Nuestro país está atravesando una epidemia de abatimiento frente al proceso electoral. Basta detenerse en la calle y platicar con la primera persona que se encuentre en la banqueta para darse cuenta que el fantasma de la desesperanza por la política nos acecha cotidianamente. Podríamos asignarle como origen todo tipo de motivos: las listas de plurinominales con nombres que desearíamos no seguir viendo en la vida política, los constantes y sorpresivos cambios de partido de decenas de militantes, el privilegio de la lógica de reparto de posiciones para los amigos frente a los procesos democráticos internos.
La desesperanza puede producirse también por el miedo que nos generan los altos índices de inseguridad, el profundo dolor que genera la pobreza que vive buena parte de nuestra sociedad, o simplemente la impotencia frente a esta realidad insegura, violenta y desigual. En conjunto, se fertilizan las semillas de la antipolítica.
Lo he visto en varias ocasiones de cerca.

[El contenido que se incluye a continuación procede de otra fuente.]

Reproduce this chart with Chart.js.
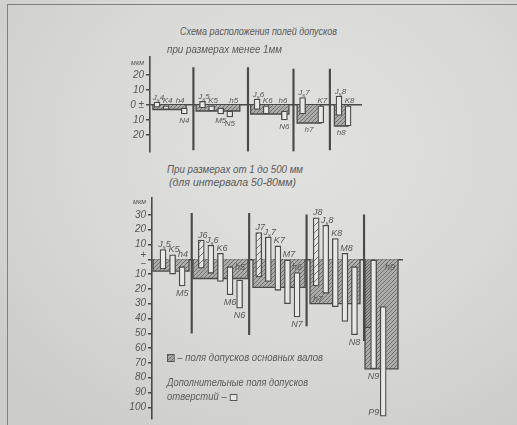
<!DOCTYPE html>
<html lang="ru"><head><meta charset="utf-8">
<script src="https://cdn.jsdelivr.net/npm/chart.js@4.4.1/dist/chart.umd.min.js"></script>
<style>
html,body{margin:0;padding:0}
body{width:517px;height:425px;overflow:hidden;position:relative;
 background: radial-gradient(ellipse 75% 80% at 58% 35%, #e1e1df 0%, #d9d9d7 55%, #cccccb 100%);
 font-family:"Liberation Sans","Noto Sans",sans-serif;font-style:italic;color:#5a5a5a}
.fr-top{position:absolute;left:7px;top:4px;right:0;height:0;border-top:1.5px solid #808080}
.fr-left{position:absolute;left:7px;top:4px;bottom:0;width:0;border-left:1.5px solid #808080}
canvas{position:absolute;left:0}
#c1{top:50px} #c2{top:190px}
.txt{position:absolute;white-space:nowrap;font-size:10px;line-height:10px;font-style:italic;transform-origin:0 50%}
.hbox{display:inline-block;width:6px;height:6px;border:1px solid #555;background:repeating-linear-gradient(135deg,#6f6f6d 0 1px,#a9a9a7 1px 3px);vertical-align:-1px}
.wbox{display:inline-block;width:6px;height:5px;border:1px solid #555;background:#e6e6e4;vertical-align:-1px}
</style></head><body>
<div class="fr-top"></div><div class="fr-left"></div>
<canvas id="c1" width="517" height="108"></canvas>
<canvas id="c2" width="517" height="235"></canvas>
<div class="txt" data-cx="258" data-w="157" style="top:27px">Схема расположения полей допусков</div>
<div class="txt" data-cx="224" data-w="115" style="top:45px">при размерах менее 1мм</div>
<div class="txt" data-cx="235" data-w="136" style="top:165px">При размерах от 1 до 500 мм</div>
<div class="txt" data-cx="232" data-w="127" style="top:178px">(для интервала 50-80мм)</div>
<div class="txt" data-x="167" data-w="156" style="top:353px"><span class="hbox"></span> – поля допусков основных валов</div>
<div class="txt" data-x="167" data-w="141" style="top:378px">Дополнительные поля допусков</div>
<div class="txt" data-x="167" data-w="70" style="top:392px">отверстий – <span class="wbox"></span></div>
<script>
// ---------- data: sizes below 1 mm ----------
const topCats = ['Js4','K4','','N4','|','Js5','K5','M5','N5','','|','Js6','K6','','N6','|','Js7','','K7','|','Js8','K8'];
const topLow  = [-1.5,-3,null,-6,null,-2,-4,-6,-8,null,null,-3,-6,null,-10,null,-6,null,-12,null,-7,-14];
const topHigh = [2,0,null,-2,null,2.5,0,-2,-4,null,null,4,0,null,-4,null,5,null,0,null,6,0];
const topSepTop = [25,25,24,24];
const topSepBottom = [-30,-31,-31,-30];
const topFieldNames = ['h4','h5','h6','h7','h8'];
const topFieldLow = [-3,-4,-6,-12,-14];
const topTicks = [20,10,0,-10,-20];

// ---------- data: sizes 1..500 mm (interval 50-80 mm) ----------
const botCats = ['Js5','K5','M5','|','J6','Js6','K6','M6','N6','|','J7','Js7','K7','M7','N7','|','J8','Js8','K8','M8','N8','|','N9','P9'];
const botLow  = [-6.5,-10,-18,null,-6,-9.5,-15,-24,-33,null,-12,-15,-21,-30,-39,null,-18,-23,-32,-42,-51,null,-74,-106];
const botHigh = [6.5,3,-5,null,13,9.5,4,-5,-14,null,18,15,9,0,-9,null,28,23,14,4,-5,null,0,-32];
const botSepTop = [31,31,30,30];
const botSepBottom = [-50,-51,-45,-55];
const botFieldNames = ['h4','h5','h6','h7','h9','h8'];
const botFieldLow = [-8,-13,-19,-30,-74,-46];
const botTicks = [30,20,10,0,-10,-20,-30,-40,-50,-60,-70,-80,-90,-100];

// ---------- layout (not data) ----------
const topFieldSpan = [[-0.45,3.2],[4.3,9.1],[10.3,14.5],[15.4,18.0],[19.5,21.0]];
const topFieldLabel = ['above','above','above','below','below'];
const botFieldSpan = [[-1.04,2.72],[3.13,8.88],[9.4,14.84],[15.36,20.58],[21.1,24.55],[21.1,21.94]];
const botFieldLabel = ['above','inside','inside','insideBottom','inside',null];

const INK = '#4a4a4a', TEXT = '#575757';

function hatch(bg, fg, size){
  const c = document.createElement('canvas'); c.width = c.height = size;
  const g = c.getContext('2d');
  g.fillStyle = bg; g.fillRect(0,0,size,size);
  g.strokeStyle = fg; g.lineWidth = 1;
  g.beginPath();
  g.moveTo(0,size); g.lineTo(size,0);
  g.moveTo(-2,2); g.lineTo(2,-2);
  g.moveTo(size-2,size+2); g.lineTo(size+2,size-2);
  g.stroke();
  return g.createPattern(c,'repeat');
}
const fieldFill = hatch('#acacaa','#737371',4);
const fieldFillDark = hatch('#9c9c9a','#666664',3);
const jFill = hatch('#e4e4e2','#777775',7);
const holeFill = '#e8e8e6';

function drawName(ctx, name, x, y, align, size){
  const m = /^([A-Za-z])(s?)(\d*)$/.exec(name);
  const big = `italic ${size}px "Liberation Sans", sans-serif`;
  const small = `italic ${Math.round(size*0.72)}px "Liberation Sans", sans-serif`;
  ctx.font = big;
  const w1 = ctx.measureText(m[1]).width, w3 = ctx.measureText(m[3]).width;
  ctx.font = small;
  const w2 = m[2] ? ctx.measureText(m[2]).width : 0;
  const tot = w1 + w2 + w3;
  const x0 = align === 'center' ? x - tot/2 : align === 'right' ? x - tot : x;
  ctx.textAlign = 'left'; ctx.textBaseline = 'alphabetic';
  ctx.font = big; ctx.fillText(m[1], x0, y);
  if (w2) { ctx.font = small; ctx.fillText(m[2], x0 + w1, y + 2); }
  ctx.font = big; ctx.fillText(m[3], x0 + w1 + w2, y);
}

function build(id, c){
  const idx = c.cats.map((_, i) => i);
  const holeIdx = idx.filter(i => c.cats[i] && c.cats[i] !== '|');
  const sepIdx = idx.filter(i => c.cats[i] === '|');
  const datasets = [];
  datasets.push({
    type:'bar', label:'sep',
    data: sepIdx.map((x,k) => ({x, y:[c.sepBottom[k], c.sepTop[k]]})),
    backgroundColor: INK, borderWidth:0, barThickness:1.5, grouped:false, order:40
  });
  c.fieldNames.forEach((n,k) => {
    const [a,b] = c.fieldSpan[k];
    const lo = c.fieldLow[k];
    datasets.push({
      type:'line', label:n,
      data:[{x:a,y:0},{x:a,y:lo},{x:b,y:lo},{x:b,y:0}],
      fill:'origin', backgroundColor: n === 'h8' && id === 'c2' ? fieldFillDark : fieldFill,
      borderColor: INK, borderWidth:1.3, pointRadius:0, tension:0, order: 30 - k
    });
  });
  datasets.push({
    type:'bar', label:'holes',
    data: holeIdx.map(i => ({x:i, y:[c.low[i], c.high[i]]})),
    backgroundColor: ctx => {
      const nm = c.cats[holeIdx[ctx.dataIndex]] || '';
      return (/^J\d/.test(nm)) ? jFill : holeFill;
    },
    borderColor: INK, borderWidth:1.3, borderSkipped:false, barThickness:6, grouped:false, order:1
  });

  const labels = {
    id:'marks',
    afterDatasetsDraw(chart){
      const ctx = chart.ctx, xs = chart.scales.x, ys = chart.scales.y;
      ctx.save(); ctx.fillStyle = TEXT;
      holeIdx.forEach(i => {
        const nm = c.cats[i];
        const x = xs.getPixelForValue(i);
        const yt = ys.getPixelForValue(c.high[i]), yb = ys.getPixelForValue(c.low[i]);
        const pos = (c.override && c.override[nm]) || (c.high[i] >= 0 ? 'above' : 'below');
        if (pos === 'above') drawName(ctx, nm, x + 1.5, yt - 2.5, 'center', c.fs);
        else if (pos === 'below') drawName(ctx, nm, x, yb + c.fs + 1, 'center', c.fs);
        else if (pos === 'left') drawName(ctx, nm, x - 4, yb - 1, 'right', c.fs);
      });
      c.fieldNames.forEach((n,k) => {
        const p = c.fieldLabel[k]; if (!p) return;
        const xa = xs.getPixelForValue(c.fieldSpan[k][0]), xb = xs.getPixelForValue(c.fieldSpan[k][1]);
        const y0 = ys.getPixelForValue(0), yl = ys.getPixelForValue(c.fieldLow[k]);
        if (p === 'above') drawName(ctx, n, xb - 6, y0 - 2.5, 'center', c.fs);
        else if (p === 'below') drawName(ctx, n, (xa + xb)/2, yl + c.fs + 1, 'center', c.fs);
        else if (p === 'inside') drawName(ctx, n, xb - 8, y0 + c.fs + 2, 'center', c.fs);
        else if (p === 'insideBottom') drawName(ctx, n, xa + 8, yl - 2, 'center', c.fs);
      });
      ctx.restore();
    }
  };

  return new Chart(document.getElementById(id), {
    type:'bar',
    data:{ datasets },
    options:{
      responsive:false, animation:false, devicePixelRatio:1,
      layout:{ padding: c.pad },
      plugins:{ legend:{display:false}, tooltip:{enabled:false}, title:{display:false} },
      scales:{
        x:{ type:'linear', display:false, offset:false, min:c.xr[0], max:c.xr[1] },
        y:{
          min:c.yr[0], max:c.yr[1],
          afterBuildTicks: s => { s.ticks = c.ticks.concat([c.unit]).map(v => ({value:v})); },
          afterFit: s => { s.width = 40; },
          border:{ color:INK, width:1.6 },
          grid:{
            drawOnChartArea:true, tickLength:4,
            color: ctx => (ctx.tick && ctx.tick.value === 0) ? INK : 'rgba(0,0,0,0)',
            lineWidth: 1.5,
            tickColor: ctx => (ctx.tick && ctx.tick.value === c.unit) ? 'rgba(0,0,0,0)' : INK
          },
          ticks:{
            autoSkip:false, padding:2, color:TEXT,
            font: ctx => (ctx.tick && ctx.tick.value === c.unit)
              ? {family:'"Liberation Sans", sans-serif', style:'italic', size:7}
              : {family:'"Liberation Sans", sans-serif', style:'italic', size:10, lineHeight:0.9},
            callback: v => v === c.unit ? 'мкм' : (v === 0 ? c.zero : String(Math.abs(v)))
          }
        }
      }
    },
    plugins:[labels]
  });
}

build('c1', {
  cats:topCats, low:topLow, high:topHigh, sepTop:topSepTop, sepBottom:topSepBottom,
  fieldNames:topFieldNames, fieldLow:topFieldLow, fieldSpan:topFieldSpan, fieldLabel:topFieldLabel,
  ticks:topTicks, unit:28, zero:'0 ±', fs:8,
  xr:[-0.77, 22.53], yr:[-31, 32], pad:{left:110, right:155, top:7, bottom:6}, override:{}
});
build('c2', {
  cats:botCats, low:botLow, high:botHigh, sepTop:botSepTop, sepBottom:botSepBottom,
  fieldNames:botFieldNames, fieldLow:botFieldLow, fieldSpan:botFieldSpan, fieldLabel:botFieldLabel,
  ticks:botTicks, unit:39, zero:['+','−'], fs:9,
  xr:[-1.149, 25.07], yr:[-107.6, 41.4], pad:{left:112, right:114, top:8, bottom:2},
  override:{N9:'below', P9:'left'}
});

document.querySelectorAll('.txt').forEach(el => {
  const w = el.getBoundingClientRect().width;
  const tw = +el.dataset.w;
  const left = el.dataset.cx ? (+el.dataset.cx - tw/2) : +el.dataset.x;
  el.style.left = left + 'px';
  el.style.transform = 'scaleX(' + (tw / w) + ')';
});
</script>
</body></html>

Unos meses atrás me encontraba en un tianguis de Tonalá recolectando firmas para lograr mi registro por la vía independiente. Entre el fragor de los puestos de comida, las ofertas de los comerciantes y la premura de quien vuelve a casa con varios kilos de compras en sus manos, buscábamos invitar a firmar y que las personas dedicaran un momento a escuchar sobre una nueva opción política. Recuerdo muy bien ese día en específico porque una señora se acercó a mí y, sin rodeos o eufemismos, me dijo: “Es imposible cambiar la política de nuestro país, no lo vas a lograr.” Su decepción y molestia eran visibles, sus ademanes permitían sentir su determinación y la potencia del sol al mediodía daba poco margen para intentar disuadirla.
A pesar de las condiciones, fue generosa y me regaló un par de minutos. Me compartió su visión acerca de la política, la manera en que las administraciones municipales le habían quedado mal, la molestia porque sus legisladores nunca habían regresado, el sentir de sus vecinas que reflejaba un profundo desánimo por la política. Me dejó entrever que para ella, todo lo que huele a cambio se mata, se copta, tiene precio o fecha de caducidad.
Predestinación al fracaso, a la corrupción y a la administración de la inercia son bases sustantivas de nuestros aprendizajes sobre la política. Quizás sobren motivos para que eso sea cierto, sin embargo habría que dar dos pasos atrás y preguntarnos a quién beneficia que nos demos por vencidos sin siquiera tratar de influir en la política.
La desesperanza que se vive cotidianamente es, a todas luces, la mejor aliada de los políticos corruptos, opacos y que usan su puesto para beneficio personal, pues evita que tengamos la expectativa de un nuevo horizonte y, con ello, se cancela la posibilidad de un cambio.
Por eso, durante el próximo proceso, será vital que renunciemos a la descalificación fácil que plantea que todos son iguales, que nuestro país va a seguir igual, que da lo mismo. Frente a este momento definitorio de nuestro país debemos hacernos de nuestros propios mecanismos para incidir en la política.
Existen esfuerzos muy distintos que nos muestran que sí podemos hacer algo desde nuestros campos de conocimiento, profesiones o latitudes. Por ejemplo, hace unos días se anunció la conformación de Verificado, una red de medios y periodistas que trabajan por constatar la veracidad en las notas que cubren el proceso electoral. También podemos observar el ímpetu por acercar información valiosa al electorado a través de la organización de debates desarrollados por estudiantes dentro de universidades. Finalmente, hay una propuesta generada desde la sociedad civil que protagonizará un nuevo proceso electoral: la declaración 3 de 3, la cual nos permite conocer el patrimonio, los intereses y el pago de impuestos de quienes buscan un cargo.
Estos casos nos dan una muestra que la acción de la sociedad sí puede influir en la política de nuestro país y, de esa manera, ayudar a romper con el imperio de la desesperanza y la corrupción.